Create a training dataset consisting of observations before 2011 using

myseries_train <- myseries |>
  filter(year(Month) < 2011)

Check that your data have been split appropriately by producing the following plot.

autoplot(myseries, Turnover) +
  autolayer(myseries_train, Turnover, colour = "red")

Fit a seasonal naïve model using SNAIVE() applied to your training data (myseries_train).

myseries_fit <- myseries_train |>
  model(SNAIVE(Turnover))

Check the residuals.

myseries_fit |> gg_tsresiduals()
## Warning: Removed 12 rows containing missing values or values outside the scale range
## (`geom_line()`).
## Warning: Removed 12 rows containing missing values or values outside the scale range
## (`geom_point()`).
## Warning: Removed 12 rows containing non-finite outside the scale range
## (`stat_bin()`).

Do the residuals appear to be uncorrelated and normally distributed?

The residuals are not normally distributed, the histogram is not symmetric and not centered at 0.

Produce forecasts for the test data

fc <- myseries_fit |>
  forecast(new_data = anti_join(myseries, myseries_train))
## Joining with `by = join_by(State, Industry, `Series ID`, Month, Turnover)`
fc |> autoplot(myseries)

Compare the accuracy of your forecasts against the actual values.
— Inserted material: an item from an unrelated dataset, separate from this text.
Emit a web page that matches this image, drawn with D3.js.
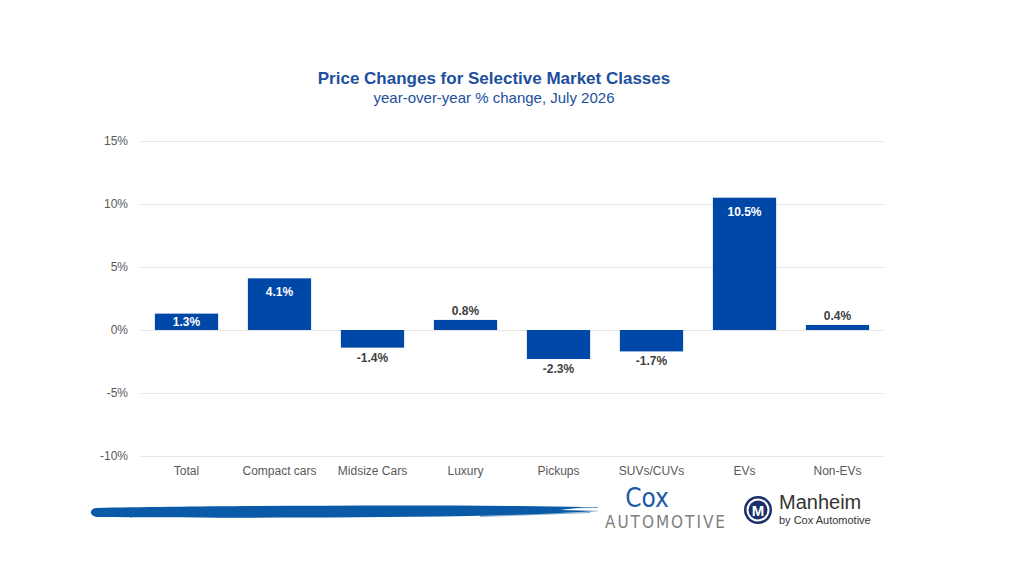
<!DOCTYPE html>
<html>
<head>
<meta charset="utf-8">
<script src="https://cdn.jsdelivr.net/npm/d3@7"></script>
<style>
  body { margin: 0; background: #fff; }
  svg { font-family: "Liberation Sans", Arial, sans-serif; }
</style>
</head>
<body>
<svg width="1024" height="576"></svg>
<script>
const categories = ['Total', 'Compact cars', 'Midsize Cars', 'Luxury', 'Pickups', 'SUVs/CUVs', 'EVs', 'Non-EVs']
const values = [1.3, 4.1, -1.4, 0.8, -2.3, -1.7, 10.5, 0.4]
const insideLabels = ['Total', 'Compact cars', 'EVs']
const yTicks = [-10, -5, 0, 5, 10, 15]

const barColor = '#0048a8',
  titleColor = '#1d4f9e',
  gridColor = '#e6e6e6',
  textColor = '#595959'

const margin = {top: 141, right: 140, bottom: 120, left: 140}

// plain hyphen for negatives, like the source chart
const pct = v => (v < 0 ? '-' : '') + Math.abs(v).toFixed(1) + '%'

const svg = d3.select('svg')

const x = d3.scaleBand()
  .domain(categories)
  .range([margin.left, 1024 - margin.right])
  .paddingInner(0.32)
  .paddingOuter(0.16)

const y = d3.scaleLinear()
  .domain([-10, 15])
  .range([456, 141])

// title
svg.append('text')
  .attr('x', 494).attr('y', 84)
  .attr('text-anchor', 'middle')
  .attr('fill', titleColor)
  .style('font-size', '17px')
  .style('font-weight', 'bold')
  .text('Price Changes for Selective Market Classes')

svg.append('text')
  .attr('x', 494).attr('y', 103)
  .attr('text-anchor', 'middle')
  .attr('fill', titleColor)
  .style('font-size', '15px')
  .text('year-over-year % change, July 2026')

// gridlines + y labels
const yAxis = d3.axisLeft(y)
  .tickValues(yTicks)
  .tickSize(-(1024 - margin.left - margin.right))
  .tickPadding(12)
  .tickFormat(d => (d < 0 ? '-' : '') + Math.abs(d) + '%')

svg.append('g')
  .attr('transform', `translate(${margin.left},0)`)
  .call(yAxis)
  .call(g => g.select('.domain').remove())
  .call(g => g.selectAll('.tick line').attr('stroke', gridColor))
  .call(g => g.selectAll('.tick text')
    .attr('fill', textColor)
    .style('font-family', '"Liberation Sans", Arial, sans-serif')
    .style('font-size', '12px'))

// bars
svg.append('g').selectAll('rect')
  .data(categories)
  .join('rect')
  .attr('x', d => x(d))
  .attr('width', x.bandwidth())
  .attr('y', (d, i) => y(Math.max(0, values[i])))
  .attr('height', (d, i) => Math.abs(y(values[i]) - y(0)))
  .attr('fill', barColor)

// value labels
svg.append('g').selectAll('text')
  .data(categories)
  .join('text')
  .attr('x', d => x(d) + x.bandwidth() / 2)
  .attr('y', (d, i) => {
    const v = values[i]
    if (insideLabels.includes(d)) return Math.min(y(v) + 18, (y(v) + y(0)) / 2 + 4)
    return v >= 0 ? y(v) - 5 : y(v) + 14
  })
  .attr('text-anchor', 'middle')
  .attr('fill', d => insideLabels.includes(d) ? '#fff' : '#404040')
  .style('font-size', '12px')
  .style('font-weight', 'bold')
  .text((d, i) => pct(values[i]))

// x category labels
const xAxis = d3.axisBottom(x).tickSize(0).tickPadding(10)
svg.append('g')
  .attr('transform', `translate(0,${y(-10)})`)
  .call(xAxis)
  .call(g => g.select('.domain').remove())
  .call(g => g.selectAll('.tick text')
    .attr('fill', textColor)
    .style('font-size', '12px')
    .style('font-family', '"Liberation Sans", Arial, sans-serif'))

// footer brush stroke
const brush = svg.append('g').attr('fill', '#0a5aa8')
brush.append('path')
  .attr('d', 'M96,508 C200,506 380,505 520,506 L585,507 L560,510 L600,511 L540,514 L470,516 C330,518 200,518 97,517 C89,516 89,509 96,508 Z')
brush.append('path').attr('opacity', 0.6)
  .attr('d', 'M500,507 L598,507 L598,508 L500,509 Z')
brush.append('path').attr('opacity', 0.5)
  .attr('d', 'M480,515 L590,512 L590,513 L480,517 Z')

// Cox Automotive logo
svg.append('text')
  .attr('x', 647).attr('y', 507)
  .attr('text-anchor', 'middle')
  .attr('fill', '#1d5aa6')
  .style('font-family', '"Liberation Sans Narrow", "DejaVu Sans Condensed", sans-serif')
  .style('font-size', '26px')
  .text('Cox')

svg.append('text')
  .attr('x', 665).attr('y', 528)
  .attr('text-anchor', 'middle')
  .attr('fill', '#7f7f7f')
  .style('font-family', '"Liberation Sans Narrow", "DejaVu Sans Condensed", sans-serif')
  .style('font-size', '17px')
  .attr('textLength', 120)
  .text('AUTOMOTIVE')

// Manheim logo
const m = svg.append('g').attr('transform', 'translate(758,510)')
m.append('circle').attr('r', 14).attr('fill', '#1b2f6b')
m.append('circle').attr('r', 11.5).attr('fill', '#fff')
m.append('circle').attr('r', 9.5).attr('fill', '#1b2f6b')
m.append('text')
  .attr('y', 6)
  .attr('text-anchor', 'middle')
  .attr('fill', '#fff')
  .style('font-size', '15px')
  .style('font-weight', 'bold')
  .text('M')

svg.append('text')
  .attr('x', 779).attr('y', 509)
  .attr('fill', '#333')
  .style('font-size', '20px')
  .text('Manheim')

svg.append('text')
  .attr('x', 779).attr('y', 524)
  .attr('fill', '#333')
  .style('font-size', '11px')
  .text('by Cox Automotive')
</script>
</body>
</html>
myseries_fit |> accuracy()
fc |> accuracy(myseries)

How sensitive are the accuracy measures to the amount of training data used?

I will be looking at MAE(mean absolute error). The MAE values of 8.93 and 9.24 indicate that the seasonal NAIVE model’s accuracy slightly improves with more data, as expected. However, the difference is minimal, suggesting the model is fairly robust and not highly sensitive to the amount of data used in this case.